While sin and guilt have lost parlance in the face of the fall of the church and fewer people attend confession, forgiveness has continued to gain much attention. Public apologies from abuses in children’s homes to peace and reconciliation processes all place forgiveness as the central process of moving on; forgiving and forgetting. Yet, forgiving is a complex process, according to Kurtz and Ketcham (1992) forcing forgiveness only gets in the way of the process. Forgiveness for them is Spiritual: it is one of the realities that cannot be willed into being. Likewise Derrida (2001) sees the concept of forgiveness as needing to be rescued from all attempts to rush closure in an attempt to keep open to the spiritual, divine and mysterious character of genuine forgiveness.
Sin, guilt and shame were central to the Irish psyche. Confession, penance and mortification were the means of absolution. The central question in this paper is how – given the shift away from external forces of control and judgement towards a more fluid and relative post-modern analysis good and evil – Irish people now manage feelings of sin, guilt and shame in their search for forgiveness?

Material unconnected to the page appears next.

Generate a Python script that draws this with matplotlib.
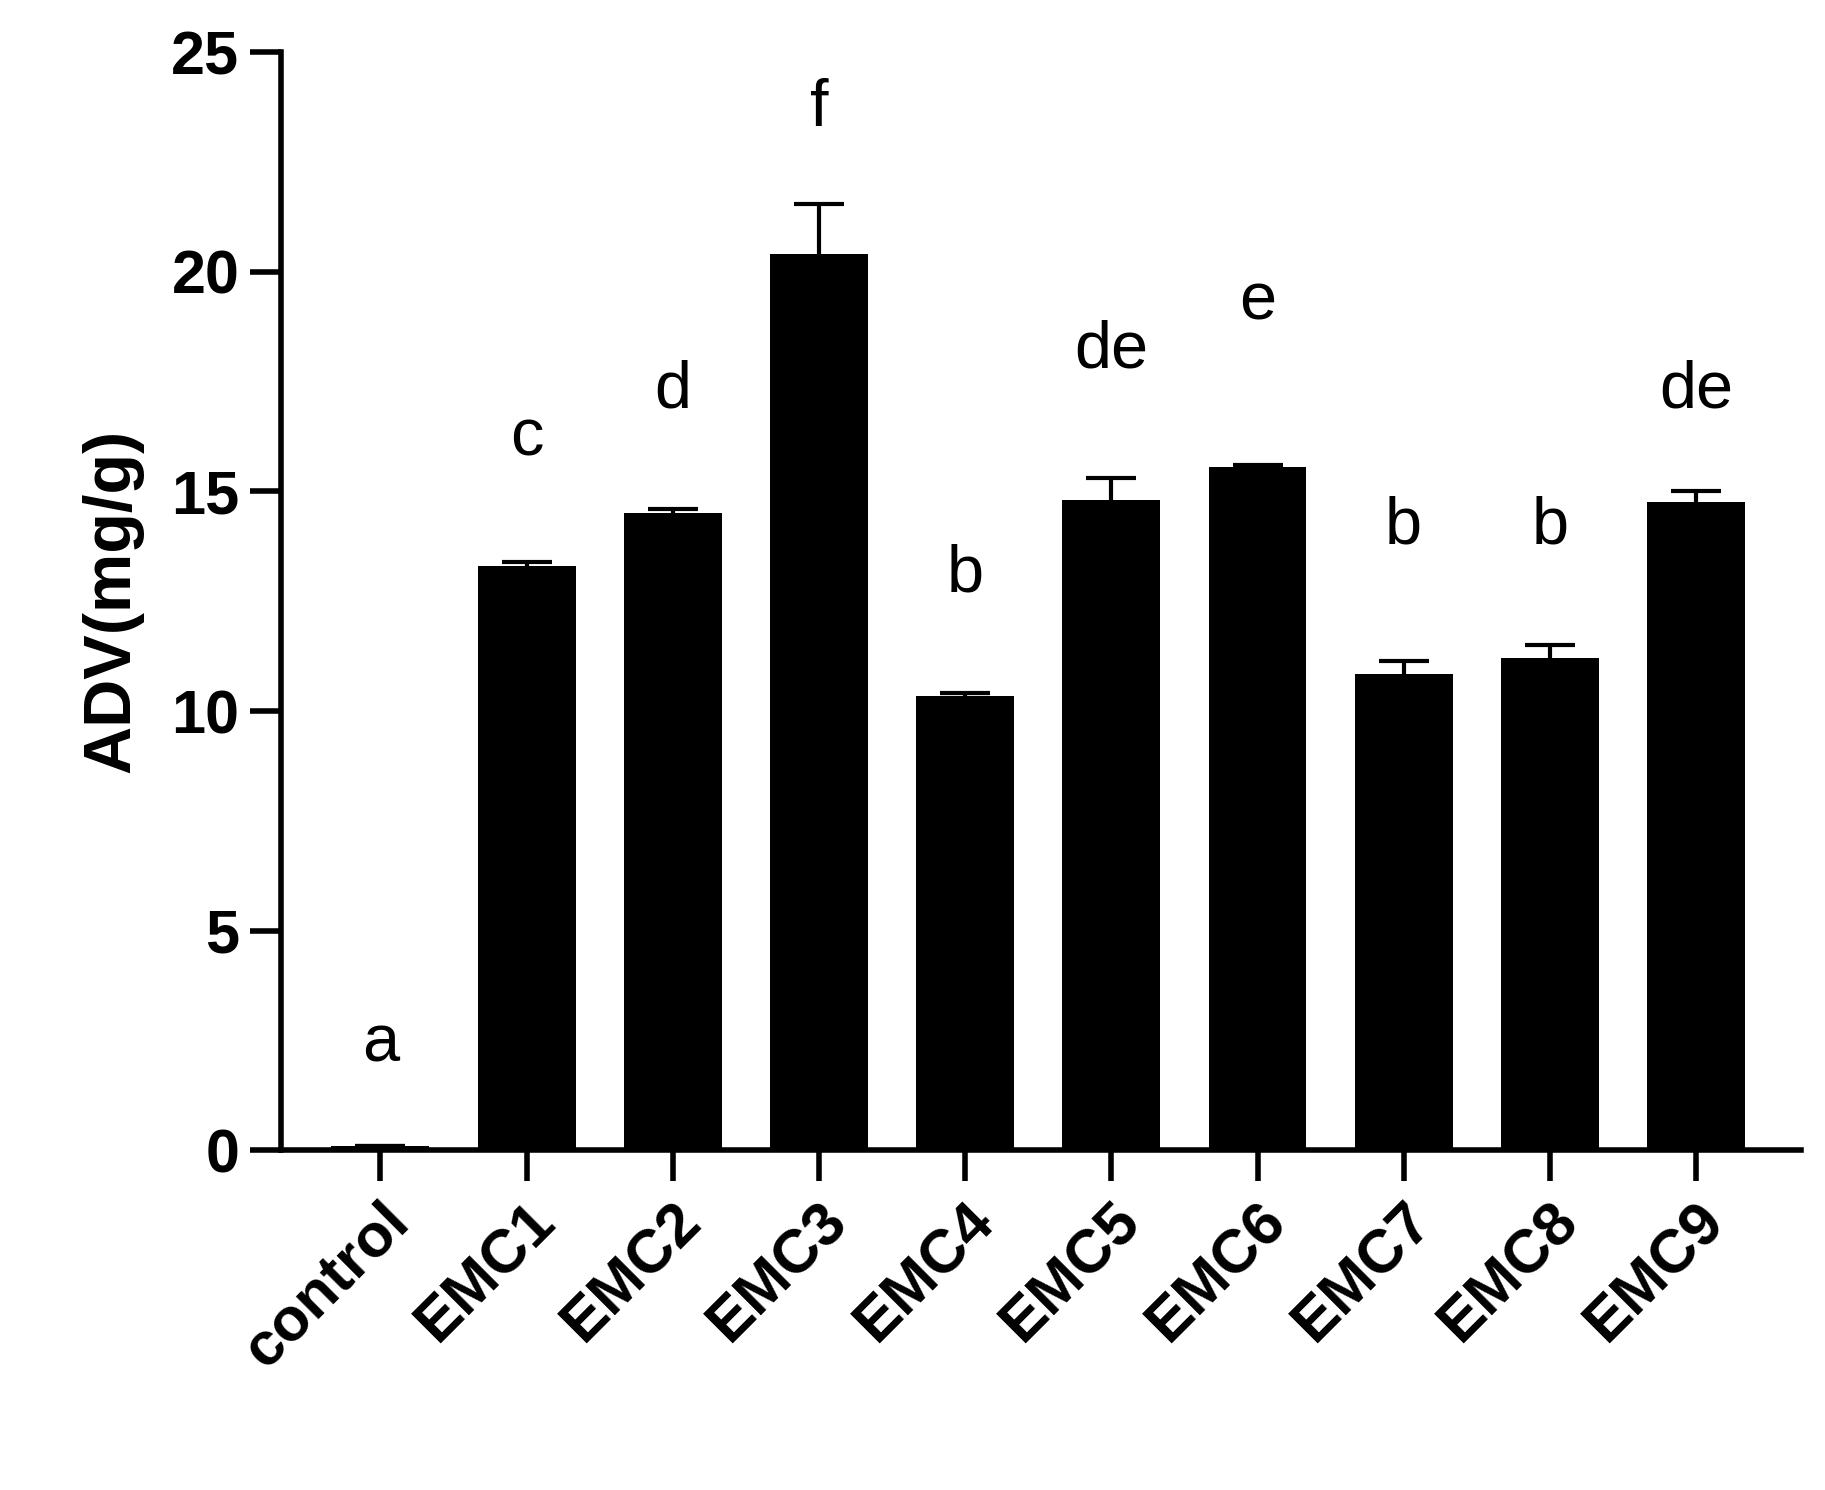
import matplotlib
matplotlib.use("Agg")
import matplotlib.pyplot as plt

categories = ["control","EMC1","EMC2","EMC3","EMC4","EMC5","EMC6","EMC7","EMC8","EMC9"]
values = [0.1,13.3,14.5,20.4,10.35,14.8,15.55,10.85,11.2,14.75]
errors = [0.0,0.1,0.1,1.15,0.05,0.5,0.05,0.3,0.3,0.25]
letters = ["a","c","d","f","b","de","e","b","b","de"]
letter_y = [2.4,16.2,17.3,23.7,13.1,18.2,19.3,14.2,14.2,17.3]
yticks = [0,5,10,15,20,25]

plt.rcParams['font.family'] = ['Liberation Sans','DejaVu Sans']
fig = plt.figure(figsize=(18.25,14.9), dpi=100)
ax = fig.add_axes([0.154,0.228,0.833,0.737])
x = list(range(len(categories)))
ax.bar(x, values, width=0.67, color='black', zorder=3)
ax.errorbar(x, values, yerr=errors, fmt='none', ecolor='black',
            elinewidth=3, capsize=18, capthick=3, zorder=2)
for xi, l, ly in zip(x, letters, letter_y):
    ax.text(xi, ly, l, ha='center', va='center', fontsize=48)
ax.set_xlim(-0.68, 9.72)
ax.set_ylim(0, 25)
ax.set_yticks(yticks)
ax.set_xticks(x)
ax.set_xticklabels(categories, rotation=45, ha='right', rotation_mode='anchor', fontsize=44, fontweight='bold')
for t in ax.get_yticklabels():
    t.set_fontsize(44); t.set_fontweight('bold')
ax.set_ylabel("ADV(mg/g)", fontsize=48, fontweight='bold', labelpad=20)
for s in ['top','right']:
    ax.spines[s].set_visible(False)
for s in ['left','bottom']:
    ax.spines[s].set_linewidth(4)
ax.tick_params(axis='both', width=4, length=22, pad=8)
fig.savefig("out.png", dpi=100)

The paper explores this question in some depth by offering an analysis of a sample of eight Irish men who have had experience of abortion. These men were part of a larger qualitative study of 45 heterosexual Irish men of various ages and backgrounds who were interviewed in regard to how they practiced their sexuality and experienced unplanned and crisis pregnancies (Ferguson and Hogan, 2007). While the eight men in this sub sample were all self selecting and of different ages with very different experiences and relationships with the formal Catholic Church they all wanted to tell their story of how they carried a sense of guilt and shame about the abortion; a typical traditional catholic Irish reaction to the grave sin of abortion. Their narratives of abortion experience can be read in relation to how their sense of self is still – even in a post modern and maybe post intuitional Catholic Ireland – governed by key constructs of sin, guilt and shame as well as the healing power of confession and forgiveness.